Некоторые из ранних писаний Толкина содержат в себе, по всей видимости, зерно истины, которая могла бы послужить кое для кого предостережением. Уже отмечалось, что Толкин склонен был начинать свои ученые статьи с нападок на «литературу» или «критику», посвященную избранному им предмету, будь то Чосер, Ancrene Wisse или переводчики «Беовульфа». Может быть, самый острый и показательный пример этого содержится в лекции «Беовульф: чудовища и критики», прочитанной Толкином для Британской академии. Закончив разбор грустного состояния дел в литературе о «Беовульфе» в целом, Толкин переходит к сочинениям У. П. Кера и затем Р. У. Чэмберса — филологов, которых он уважал, но которые, как он полагал, сделали слишком много уступок противнику. «Героические поэты древности очень любили конфликты между обетом верности и долгом отмщения, — писал Чэмберс (именно этим конфликтом пренебрег автор «Беовульфа», которого больше интересовали чудовища). — Никакая даже самая дремучая драконья глушь(57) так их не занимала».

«Драконья глушь! — взрывается Толкин, и повторение этого словосочетания мгновенно обнажает его нарочитую синтаксическую двусмысленность (что–то между «овечьим пастбищем» и «львиной гордыней»). В этом чисто шейлоковском обороте кроется жало, тем более острое, что принадлежит оно критику, который вообще–то заслуживает титула лучшего друга поэта, создавшего поэму «Беовульф». Это выражение вполне умещается в рамки традиции, задаваемой «Книгой из Сент–Олбанс»[67], со страниц которой поэт мог бы парировать удар критиков: — А в придачу еще куличье болото, и обезьянья хитрость, и разбойничья банда, и гусиная стая!»(58)

Гуси, разбойники, обезьяны, кулики; таковы, в представлении Толкина, четыре составные части обобщенного образа литературных критиков. Эти четыре составляющих эмблематически представляют, соответственно, глупость, лукавство, бессмысленное подражательство и (см. Лаэрт в «Гамлете», V, II)[68] незрелость суждений. Однако второе словосочетание — «хитрость обезьян», shrewedness of apes — это палка о двух концах. Подобно большинству слов, английское shrewedness — «хитрость» — с течением времени меняло значение. Как и в случае со словом «литература», Толкин полагал, что эти изменения значимы. Сегодня shrewdness, согласно ОСА, означает «Быстрота умственного восприятия или различения; сметка в практических делах». Однако когда–то это слово означало «злобность», особенно по отношению к женской «стервозности» или женскому коварству. Без сомнения, переход от одного значения к другому произошел с помощью таких фраз, как shrewd blow («хитрый удар»): сначала это словосочетание означало «удар, который был нанесен специально с целью причинить боль»; затем просто «умело направленный удар», и так далее.
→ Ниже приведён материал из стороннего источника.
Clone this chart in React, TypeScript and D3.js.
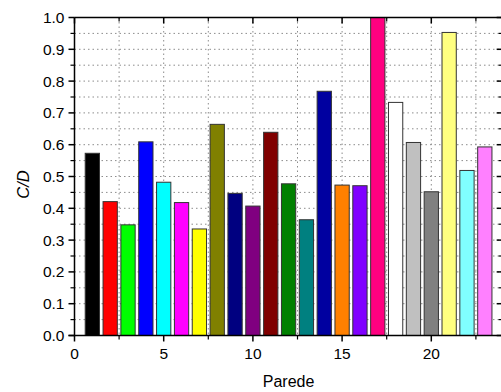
import React from "react";
import * as d3 from "d3";

const walls = [1, 2, 3, 4, 5, 6, 7, 8, 9, 10, 11, 12, 13, 14, 15, 16, 17, 18, 19, 20, 21, 22, 23];
const cdValues = [0.573, 0.421, 0.348, 0.609, 0.482, 0.418, 0.335, 0.664, 0.447, 0.407, 0.639, 0.477, 0.364, 0.768, 0.473, 0.471, 1.0, 0.733, 0.607, 0.452, 0.953, 0.519, 0.593];
const barColors = ["#000000", "#FF0000", "#00FF00", "#0000FF", "#00FFFF", "#FF00FF", "#FFFF00", "#808000", "#000080", "#800080", "#800000", "#008000", "#008080", "#0000A0", "#FF8000", "#8000FF", "#FF0080", "#FFFFFF", "#C0C0C0", "#808080", "#FFFF80", "#80FFFF", "#FF80FF"];
const xMajorTicks = [0, 5, 10, 15, 20];
const yMajorTicks = [0, 0.1, 0.2, 0.3, 0.4, 0.5, 0.6, 0.7, 0.8, 0.9, 1.0];

const W = 501;
const H = 392;
const FONT = "Arial, 'Liberation Sans', sans-serif";

export default function App() {
  const x = d3.scaleLinear().domain([0, 24]).range([74.5, 74.5 + 24 * 17.84]);
  const y = d3.scaleLinear().domain([0, 1]).range([335.5, 17.5]);
  const left = x(0);
  const right = x(24);
  const top = y(1);
  const bottom = y(0);
  const barW = x(0.8) - x(0);

  const xGrid = d3.range(1, 10).map((i) => i * 2.5);
  const yGrid = d3.range(1, 20).map((i) => i * 0.05);
  const xMinor = d3.range(0, 10).map((i) => i * 2.5 + 2.5).filter((v) => v % 5 !== 0);
  const yMinor = d3.range(0, 10).map((i) => i * 0.1 + 0.05);

  return (
    <svg width={W} height={H} style={{ position: "absolute", left: 0, top: 0, background: "#fff" }}>
      <rect x={0} y={0} width={W} height={H} fill="#fff" />
      <defs>
        <clipPath id="plot">
          <rect x={left} y={top} width={right - left} height={bottom - top} />
        </clipPath>
      </defs>
      {/* grid */}
      <g stroke="#8c8c8c" strokeWidth={1} strokeDasharray="1.5,3" fill="none">
        {xGrid.map((v) => (
          <line key={"gx" + v} x1={x(v)} x2={x(v)} y1={top} y2={bottom} />
        ))}
        {yGrid.map((v) => (
          <line key={"gy" + v} x1={left} x2={right} y1={y(v)} y2={y(v)} />
        ))}
      </g>
      {/* bars */}
      <g clipPath="url(#plot)">
        {walls.map((w, i) => (
          <rect
            key={w}
            x={x(w) - barW / 2}
            y={y(cdValues[i])}
            width={barW}
            height={y(0) - y(cdValues[i])}
            fill={barColors[i]}
            stroke="#333"
            strokeWidth={1}
          />
        ))}
      </g>
      {/* axes */}
      <g stroke="#000" fill="none">
        <line x1={left - 6} x2={right} y1={bottom} y2={bottom} strokeWidth={1.5} />
        <line x1={left} x2={right} y1={top} y2={top} strokeWidth={1.5} />
        <line x1={left} x2={left} y1={top} y2={bottom + 0.75} strokeWidth={1.5} />
        <line x1={right} x2={right} y1={top} y2={bottom} strokeWidth={1.5} />
        {xMajorTicks.map((v) => (
          <g key={"xt" + v}>
            <line x1={x(v)} x2={x(v)} y1={bottom} y2={bottom + 6} strokeWidth={1.5} />
            <line x1={x(v)} x2={x(v)} y1={top} y2={top + 6} strokeWidth={1.5} />
          </g>
        ))}
        {xMinor.map((v) => (
          <g key={"xm" + v}>
            <line x1={x(v)} x2={x(v)} y1={bottom} y2={bottom + 4} strokeWidth={1.2} />
            <line x1={x(v)} x2={x(v)} y1={top} y2={top + 4} strokeWidth={1.2} />
          </g>
        ))}
        {yMajorTicks.map((v) => (
          <g key={"yt" + v}>
            <line x1={left - 6} x2={left} y1={y(v)} y2={y(v)} strokeWidth={1.5} />
            <line x1={right - 6} x2={right} y1={y(v)} y2={y(v)} strokeWidth={1.5} />
          </g>
        ))}
        {yMinor.map((v) => (
          <g key={"ym" + v}>
            <line x1={left - 4} x2={left} y1={y(v)} y2={y(v)} strokeWidth={1.2} />
            <line x1={right - 4} x2={right} y1={y(v)} y2={y(v)} strokeWidth={1.2} />
          </g>
        ))}
      </g>
      {/* tick labels */}
      <g fontFamily={FONT} fontSize={15.5} fill="#000">
        {yMajorTicks.map((v) => (
          <text key={"yl" + v} x={left - 10} y={y(v)} textAnchor="end" dominantBaseline="central">
            {d3.format(".1f")(v)}
          </text>
        ))}
        {xMajorTicks.map((v) => (
          <text key={"xl" + v} x={x(v)} y={359} textAnchor="middle">
            {v}
          </text>
        ))}
      </g>
      <text x={(left + right) / 2} y={387} textAnchor="middle" fontFamily={FONT} fontSize={16}>
        Parede
      </text>
      <text
        transform={`translate(28.5,${(top + bottom) / 2 + 8}) rotate(-90)`}
        textAnchor="middle"
        fontFamily={FONT}
        fontSize={16.5}
        fontStyle="italic"
      >
        C/D
      </text>
    </svg>
  );
}
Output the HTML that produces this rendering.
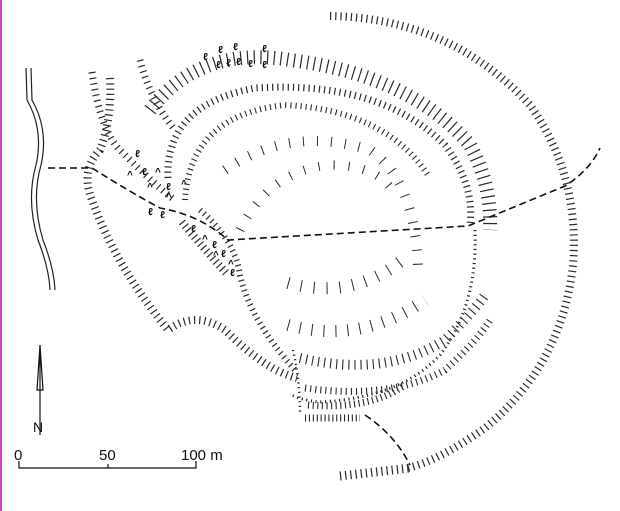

Замечание Толкина и само можно охарактеризовать как shrewd, «хитрое», причем во всех смыслах. Оно создает живую, хотя и гротескную картину заслуг и промахов литературной профессии критика, увиденной en bloc, т. е. в целом: критика неоспоримо умна, активна, ловка (т. е. shrewdness в современном смысле этого слова), но также исполнена горечи, отрицания и обожает «указывать шоферу, катаясь на заднем сиденье»(60) (shrewed в старом смысле). Кроме того, критика склонна превышать свои полномочия, обезьянничать, презирать все, что превосходит ее понимание, отсекать себя от круга человеческих интересов в его полноте. Было бы жаль, если бы слова Толкина оказались абсолютно справедливыми. Но отзывы критиков на «Властелина Колец» льют воду на его мельницу. Подытожить все это можно следующими словами: неважно, справедлива враждебная критика в адрес «Властелина Колец» или нет (этот вопрос оставим открытым). Важно, что она нарочито субъективна и основана на эмоциях, и не нужно глубоко копать, чтобы увидеть, что корнями своими она уходит в старинный догматизм и старинную распрю.